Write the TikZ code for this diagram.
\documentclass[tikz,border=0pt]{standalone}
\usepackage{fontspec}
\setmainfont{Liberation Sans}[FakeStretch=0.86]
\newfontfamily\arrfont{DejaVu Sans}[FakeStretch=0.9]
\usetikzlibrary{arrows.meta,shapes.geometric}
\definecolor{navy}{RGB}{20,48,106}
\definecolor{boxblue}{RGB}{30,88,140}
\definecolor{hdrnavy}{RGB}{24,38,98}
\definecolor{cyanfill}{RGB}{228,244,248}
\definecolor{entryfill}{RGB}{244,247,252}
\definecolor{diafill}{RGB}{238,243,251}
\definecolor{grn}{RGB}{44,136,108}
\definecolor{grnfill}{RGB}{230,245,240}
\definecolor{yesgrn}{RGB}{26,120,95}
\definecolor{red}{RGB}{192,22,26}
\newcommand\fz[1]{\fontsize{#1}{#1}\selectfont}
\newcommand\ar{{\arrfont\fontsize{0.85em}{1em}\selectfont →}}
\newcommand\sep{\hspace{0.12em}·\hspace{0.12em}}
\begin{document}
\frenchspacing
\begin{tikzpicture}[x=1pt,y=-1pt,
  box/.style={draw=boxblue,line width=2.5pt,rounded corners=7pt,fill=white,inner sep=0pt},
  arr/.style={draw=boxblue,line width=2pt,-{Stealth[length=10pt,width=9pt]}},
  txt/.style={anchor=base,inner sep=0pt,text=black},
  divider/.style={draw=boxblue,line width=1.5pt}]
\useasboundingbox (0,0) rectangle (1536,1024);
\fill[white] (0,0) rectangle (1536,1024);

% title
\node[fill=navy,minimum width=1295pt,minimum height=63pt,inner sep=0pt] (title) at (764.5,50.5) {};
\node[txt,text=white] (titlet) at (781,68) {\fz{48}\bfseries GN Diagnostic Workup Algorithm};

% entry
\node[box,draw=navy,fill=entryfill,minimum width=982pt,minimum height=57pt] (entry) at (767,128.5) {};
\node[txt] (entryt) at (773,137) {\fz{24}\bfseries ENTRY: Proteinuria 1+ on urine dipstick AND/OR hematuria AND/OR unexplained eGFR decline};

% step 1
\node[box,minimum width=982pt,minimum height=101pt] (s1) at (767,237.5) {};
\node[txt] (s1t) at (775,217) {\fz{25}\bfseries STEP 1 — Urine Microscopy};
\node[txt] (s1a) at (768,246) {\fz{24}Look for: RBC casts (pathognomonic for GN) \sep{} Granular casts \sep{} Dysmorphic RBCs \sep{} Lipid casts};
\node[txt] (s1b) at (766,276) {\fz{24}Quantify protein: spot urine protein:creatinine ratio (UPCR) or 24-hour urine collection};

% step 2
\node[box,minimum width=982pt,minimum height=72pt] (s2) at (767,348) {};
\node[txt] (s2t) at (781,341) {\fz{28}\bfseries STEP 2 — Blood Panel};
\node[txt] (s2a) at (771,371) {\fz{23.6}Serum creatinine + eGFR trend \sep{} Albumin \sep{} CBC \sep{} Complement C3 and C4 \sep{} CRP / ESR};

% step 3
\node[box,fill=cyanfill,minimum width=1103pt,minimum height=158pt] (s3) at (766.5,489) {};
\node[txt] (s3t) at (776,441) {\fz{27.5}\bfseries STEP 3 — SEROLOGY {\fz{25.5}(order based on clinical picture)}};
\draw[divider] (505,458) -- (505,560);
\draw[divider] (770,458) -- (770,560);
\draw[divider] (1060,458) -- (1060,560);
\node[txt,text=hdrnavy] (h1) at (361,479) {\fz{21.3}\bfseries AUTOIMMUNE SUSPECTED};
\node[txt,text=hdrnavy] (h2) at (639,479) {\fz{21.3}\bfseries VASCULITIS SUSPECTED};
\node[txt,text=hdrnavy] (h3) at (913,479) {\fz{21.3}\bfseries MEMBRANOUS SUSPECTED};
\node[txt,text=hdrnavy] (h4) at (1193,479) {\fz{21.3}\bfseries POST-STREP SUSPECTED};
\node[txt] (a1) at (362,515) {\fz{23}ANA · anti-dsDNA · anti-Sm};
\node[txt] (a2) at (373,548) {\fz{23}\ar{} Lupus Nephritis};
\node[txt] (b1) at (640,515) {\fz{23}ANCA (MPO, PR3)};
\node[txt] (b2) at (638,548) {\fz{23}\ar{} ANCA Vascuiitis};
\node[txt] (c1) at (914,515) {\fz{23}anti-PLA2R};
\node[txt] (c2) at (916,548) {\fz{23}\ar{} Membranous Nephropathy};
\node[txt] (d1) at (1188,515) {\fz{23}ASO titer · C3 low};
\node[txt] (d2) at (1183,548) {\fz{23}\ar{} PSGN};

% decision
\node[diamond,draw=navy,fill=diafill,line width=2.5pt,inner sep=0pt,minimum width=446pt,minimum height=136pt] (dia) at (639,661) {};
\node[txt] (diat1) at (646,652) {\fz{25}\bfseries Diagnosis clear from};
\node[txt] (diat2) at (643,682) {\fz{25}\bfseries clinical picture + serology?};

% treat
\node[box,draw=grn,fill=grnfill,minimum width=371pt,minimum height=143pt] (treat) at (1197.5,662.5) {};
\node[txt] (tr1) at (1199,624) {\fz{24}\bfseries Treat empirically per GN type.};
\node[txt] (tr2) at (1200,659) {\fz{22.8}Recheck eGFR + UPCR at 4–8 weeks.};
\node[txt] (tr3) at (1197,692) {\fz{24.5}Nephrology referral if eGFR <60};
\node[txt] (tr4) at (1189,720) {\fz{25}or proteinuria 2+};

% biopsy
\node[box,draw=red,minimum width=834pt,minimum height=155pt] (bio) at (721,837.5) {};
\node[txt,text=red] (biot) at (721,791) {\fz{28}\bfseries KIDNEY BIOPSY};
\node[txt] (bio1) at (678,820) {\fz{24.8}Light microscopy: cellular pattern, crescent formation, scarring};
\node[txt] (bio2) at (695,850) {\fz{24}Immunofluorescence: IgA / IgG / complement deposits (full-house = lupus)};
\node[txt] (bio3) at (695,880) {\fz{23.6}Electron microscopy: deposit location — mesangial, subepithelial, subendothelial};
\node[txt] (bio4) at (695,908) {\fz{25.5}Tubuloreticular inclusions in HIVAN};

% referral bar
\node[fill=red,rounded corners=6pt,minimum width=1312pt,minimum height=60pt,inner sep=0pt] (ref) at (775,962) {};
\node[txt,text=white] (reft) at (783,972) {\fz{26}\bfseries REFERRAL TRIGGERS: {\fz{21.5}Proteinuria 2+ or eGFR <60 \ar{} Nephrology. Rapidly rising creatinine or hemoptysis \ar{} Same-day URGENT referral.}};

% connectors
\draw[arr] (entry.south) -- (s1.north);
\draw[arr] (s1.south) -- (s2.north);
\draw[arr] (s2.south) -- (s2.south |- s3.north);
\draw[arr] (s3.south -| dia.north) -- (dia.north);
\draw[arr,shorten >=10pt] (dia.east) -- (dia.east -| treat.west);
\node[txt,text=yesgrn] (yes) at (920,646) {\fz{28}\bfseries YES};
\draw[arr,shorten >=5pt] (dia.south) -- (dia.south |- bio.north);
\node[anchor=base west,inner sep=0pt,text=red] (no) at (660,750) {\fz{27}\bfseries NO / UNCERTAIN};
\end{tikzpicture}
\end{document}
§
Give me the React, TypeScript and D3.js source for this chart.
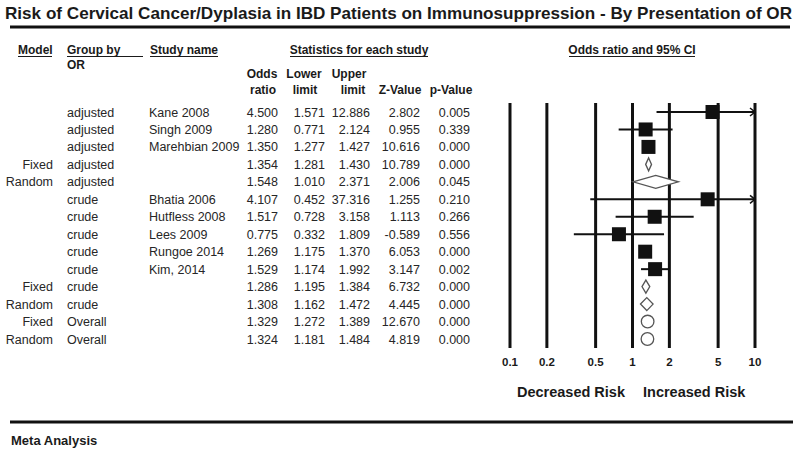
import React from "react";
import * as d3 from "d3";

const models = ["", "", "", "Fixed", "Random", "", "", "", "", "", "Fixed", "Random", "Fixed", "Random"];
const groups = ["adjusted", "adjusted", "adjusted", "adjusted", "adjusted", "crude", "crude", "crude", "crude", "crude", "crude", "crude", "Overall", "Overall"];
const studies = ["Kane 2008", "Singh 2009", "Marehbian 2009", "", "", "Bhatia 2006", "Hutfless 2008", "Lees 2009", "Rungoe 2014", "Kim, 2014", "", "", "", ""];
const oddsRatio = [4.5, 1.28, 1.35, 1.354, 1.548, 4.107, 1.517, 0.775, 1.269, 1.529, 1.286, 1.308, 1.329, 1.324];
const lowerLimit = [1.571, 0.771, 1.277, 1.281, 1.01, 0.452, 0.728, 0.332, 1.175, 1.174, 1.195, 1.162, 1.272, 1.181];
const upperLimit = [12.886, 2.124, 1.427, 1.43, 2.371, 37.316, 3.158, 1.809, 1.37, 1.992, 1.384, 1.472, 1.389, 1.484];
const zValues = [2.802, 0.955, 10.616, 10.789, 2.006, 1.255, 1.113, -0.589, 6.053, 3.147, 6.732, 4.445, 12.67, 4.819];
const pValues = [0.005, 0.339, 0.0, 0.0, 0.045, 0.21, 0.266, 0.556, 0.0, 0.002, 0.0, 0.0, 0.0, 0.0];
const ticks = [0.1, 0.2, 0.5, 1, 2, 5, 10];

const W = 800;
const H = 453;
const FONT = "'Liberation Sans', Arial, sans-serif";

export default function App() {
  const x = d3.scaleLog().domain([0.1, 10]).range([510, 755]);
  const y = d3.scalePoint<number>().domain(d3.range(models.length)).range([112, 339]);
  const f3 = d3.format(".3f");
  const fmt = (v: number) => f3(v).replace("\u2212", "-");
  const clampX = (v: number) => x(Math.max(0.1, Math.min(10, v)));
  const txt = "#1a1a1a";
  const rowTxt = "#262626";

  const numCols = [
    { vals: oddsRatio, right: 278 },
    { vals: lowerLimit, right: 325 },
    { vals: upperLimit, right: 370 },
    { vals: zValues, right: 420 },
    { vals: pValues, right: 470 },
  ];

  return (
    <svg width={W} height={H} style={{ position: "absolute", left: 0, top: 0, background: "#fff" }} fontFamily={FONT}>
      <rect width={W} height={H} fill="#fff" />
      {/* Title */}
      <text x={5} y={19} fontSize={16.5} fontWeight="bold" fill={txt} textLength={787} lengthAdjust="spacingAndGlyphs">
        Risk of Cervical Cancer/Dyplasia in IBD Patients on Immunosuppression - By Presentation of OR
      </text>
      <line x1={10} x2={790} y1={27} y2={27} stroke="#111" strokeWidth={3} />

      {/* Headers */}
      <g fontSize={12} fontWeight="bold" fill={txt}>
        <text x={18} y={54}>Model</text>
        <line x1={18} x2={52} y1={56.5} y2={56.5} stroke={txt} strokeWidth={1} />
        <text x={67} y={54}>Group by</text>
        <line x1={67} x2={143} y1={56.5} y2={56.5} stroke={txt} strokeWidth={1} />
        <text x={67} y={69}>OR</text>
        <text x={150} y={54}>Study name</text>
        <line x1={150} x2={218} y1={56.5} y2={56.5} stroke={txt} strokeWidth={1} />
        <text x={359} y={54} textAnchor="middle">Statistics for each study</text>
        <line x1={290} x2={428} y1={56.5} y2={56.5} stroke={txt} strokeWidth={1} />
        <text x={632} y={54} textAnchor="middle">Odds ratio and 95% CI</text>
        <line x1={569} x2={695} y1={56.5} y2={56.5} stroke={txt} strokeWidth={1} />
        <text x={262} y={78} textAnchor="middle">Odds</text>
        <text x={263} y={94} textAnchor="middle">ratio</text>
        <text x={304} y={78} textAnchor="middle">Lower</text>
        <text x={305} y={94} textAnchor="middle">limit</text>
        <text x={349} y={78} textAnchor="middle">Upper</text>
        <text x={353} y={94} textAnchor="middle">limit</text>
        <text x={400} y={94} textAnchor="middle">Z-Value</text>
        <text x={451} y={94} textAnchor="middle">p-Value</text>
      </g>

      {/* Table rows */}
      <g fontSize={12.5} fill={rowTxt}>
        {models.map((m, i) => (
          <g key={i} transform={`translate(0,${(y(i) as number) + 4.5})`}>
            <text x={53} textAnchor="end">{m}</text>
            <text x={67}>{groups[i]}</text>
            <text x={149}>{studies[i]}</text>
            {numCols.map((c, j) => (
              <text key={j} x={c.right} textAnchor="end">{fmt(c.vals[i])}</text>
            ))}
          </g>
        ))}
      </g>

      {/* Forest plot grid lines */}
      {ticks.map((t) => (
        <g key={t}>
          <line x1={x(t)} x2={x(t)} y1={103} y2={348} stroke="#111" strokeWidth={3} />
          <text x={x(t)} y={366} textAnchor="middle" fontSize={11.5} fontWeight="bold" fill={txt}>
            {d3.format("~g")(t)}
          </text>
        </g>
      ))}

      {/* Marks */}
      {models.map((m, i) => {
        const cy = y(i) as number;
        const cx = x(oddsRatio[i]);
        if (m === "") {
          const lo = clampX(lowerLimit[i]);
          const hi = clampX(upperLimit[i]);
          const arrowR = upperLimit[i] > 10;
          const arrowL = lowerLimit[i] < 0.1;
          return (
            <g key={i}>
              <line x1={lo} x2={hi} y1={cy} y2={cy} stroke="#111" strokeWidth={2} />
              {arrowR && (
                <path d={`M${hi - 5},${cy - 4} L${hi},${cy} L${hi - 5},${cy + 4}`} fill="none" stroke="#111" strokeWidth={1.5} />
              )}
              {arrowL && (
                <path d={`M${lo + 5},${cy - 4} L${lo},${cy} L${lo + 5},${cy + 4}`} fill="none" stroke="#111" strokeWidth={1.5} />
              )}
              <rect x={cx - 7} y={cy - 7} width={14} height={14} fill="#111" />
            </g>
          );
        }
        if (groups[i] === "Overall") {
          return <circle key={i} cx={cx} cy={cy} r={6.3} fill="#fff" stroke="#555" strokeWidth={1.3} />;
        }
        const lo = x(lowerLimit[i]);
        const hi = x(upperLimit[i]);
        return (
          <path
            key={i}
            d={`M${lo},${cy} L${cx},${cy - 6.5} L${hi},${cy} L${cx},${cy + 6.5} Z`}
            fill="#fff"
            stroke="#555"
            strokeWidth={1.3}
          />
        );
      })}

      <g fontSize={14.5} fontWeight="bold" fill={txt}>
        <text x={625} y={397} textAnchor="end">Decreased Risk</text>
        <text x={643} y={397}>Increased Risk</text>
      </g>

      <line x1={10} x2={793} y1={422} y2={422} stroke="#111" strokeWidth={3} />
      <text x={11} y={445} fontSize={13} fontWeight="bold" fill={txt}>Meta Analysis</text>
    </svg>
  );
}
§
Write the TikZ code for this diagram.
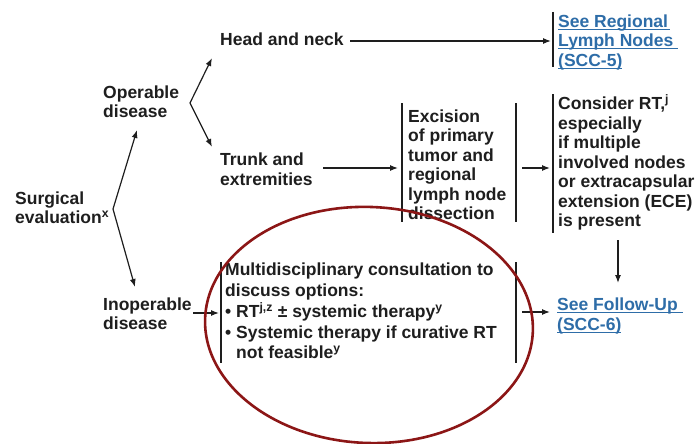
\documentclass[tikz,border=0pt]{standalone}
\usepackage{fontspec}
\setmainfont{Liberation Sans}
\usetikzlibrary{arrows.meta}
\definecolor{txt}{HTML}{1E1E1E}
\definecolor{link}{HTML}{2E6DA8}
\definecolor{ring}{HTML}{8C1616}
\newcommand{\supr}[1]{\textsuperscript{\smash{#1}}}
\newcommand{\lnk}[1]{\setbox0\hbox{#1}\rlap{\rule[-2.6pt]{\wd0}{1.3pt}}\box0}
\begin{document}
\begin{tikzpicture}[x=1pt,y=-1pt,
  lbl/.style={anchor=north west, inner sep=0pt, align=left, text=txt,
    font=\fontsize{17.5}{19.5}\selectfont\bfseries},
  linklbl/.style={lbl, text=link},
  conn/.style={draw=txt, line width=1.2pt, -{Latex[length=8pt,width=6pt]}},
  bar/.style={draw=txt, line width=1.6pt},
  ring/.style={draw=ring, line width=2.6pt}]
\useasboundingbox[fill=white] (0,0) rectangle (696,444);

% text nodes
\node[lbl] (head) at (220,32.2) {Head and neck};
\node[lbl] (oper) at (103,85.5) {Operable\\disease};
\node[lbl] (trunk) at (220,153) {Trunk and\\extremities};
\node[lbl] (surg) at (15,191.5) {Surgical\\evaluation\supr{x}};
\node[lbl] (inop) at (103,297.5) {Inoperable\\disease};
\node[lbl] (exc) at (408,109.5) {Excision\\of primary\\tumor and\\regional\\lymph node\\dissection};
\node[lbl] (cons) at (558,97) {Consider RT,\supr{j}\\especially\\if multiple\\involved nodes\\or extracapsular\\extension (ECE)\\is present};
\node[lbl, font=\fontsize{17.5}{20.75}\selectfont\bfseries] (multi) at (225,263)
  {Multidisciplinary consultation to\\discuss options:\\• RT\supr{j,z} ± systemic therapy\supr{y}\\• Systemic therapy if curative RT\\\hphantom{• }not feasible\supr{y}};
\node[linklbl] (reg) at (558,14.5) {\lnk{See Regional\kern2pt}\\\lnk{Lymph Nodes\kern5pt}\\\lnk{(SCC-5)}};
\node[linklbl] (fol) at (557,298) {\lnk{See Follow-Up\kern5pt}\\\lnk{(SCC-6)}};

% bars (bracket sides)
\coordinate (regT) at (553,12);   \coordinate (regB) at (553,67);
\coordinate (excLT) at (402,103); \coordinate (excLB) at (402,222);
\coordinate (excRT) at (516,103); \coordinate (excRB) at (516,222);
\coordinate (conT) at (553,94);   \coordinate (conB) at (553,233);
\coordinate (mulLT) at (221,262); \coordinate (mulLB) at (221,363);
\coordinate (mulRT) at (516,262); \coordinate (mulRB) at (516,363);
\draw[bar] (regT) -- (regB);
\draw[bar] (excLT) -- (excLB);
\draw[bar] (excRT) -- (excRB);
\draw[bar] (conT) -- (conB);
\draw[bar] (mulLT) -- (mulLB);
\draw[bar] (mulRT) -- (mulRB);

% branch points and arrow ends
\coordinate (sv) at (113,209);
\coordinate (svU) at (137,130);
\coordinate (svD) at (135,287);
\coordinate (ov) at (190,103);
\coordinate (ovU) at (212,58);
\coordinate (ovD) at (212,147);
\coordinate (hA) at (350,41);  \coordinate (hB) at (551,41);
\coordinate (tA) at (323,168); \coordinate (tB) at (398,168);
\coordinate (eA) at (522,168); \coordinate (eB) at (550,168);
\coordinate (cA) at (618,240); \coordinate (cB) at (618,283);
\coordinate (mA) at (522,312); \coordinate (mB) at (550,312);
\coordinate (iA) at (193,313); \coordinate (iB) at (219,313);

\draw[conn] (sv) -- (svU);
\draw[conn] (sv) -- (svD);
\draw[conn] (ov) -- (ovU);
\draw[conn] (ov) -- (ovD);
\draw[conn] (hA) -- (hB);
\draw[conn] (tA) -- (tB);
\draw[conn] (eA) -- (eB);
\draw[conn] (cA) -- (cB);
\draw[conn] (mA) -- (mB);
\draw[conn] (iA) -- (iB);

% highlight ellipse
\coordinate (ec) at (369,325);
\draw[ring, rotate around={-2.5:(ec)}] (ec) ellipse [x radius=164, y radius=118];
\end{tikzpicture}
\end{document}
§
**What is needed**. Start at the line containing "Give me the" and stop at the line containing "import * as"; transcribe those lines exactly, skipping pictures.

**In response**.
Give me the React, TypeScript and D3.js source for this chart.
import React from "react";
import * as d3 from "d3";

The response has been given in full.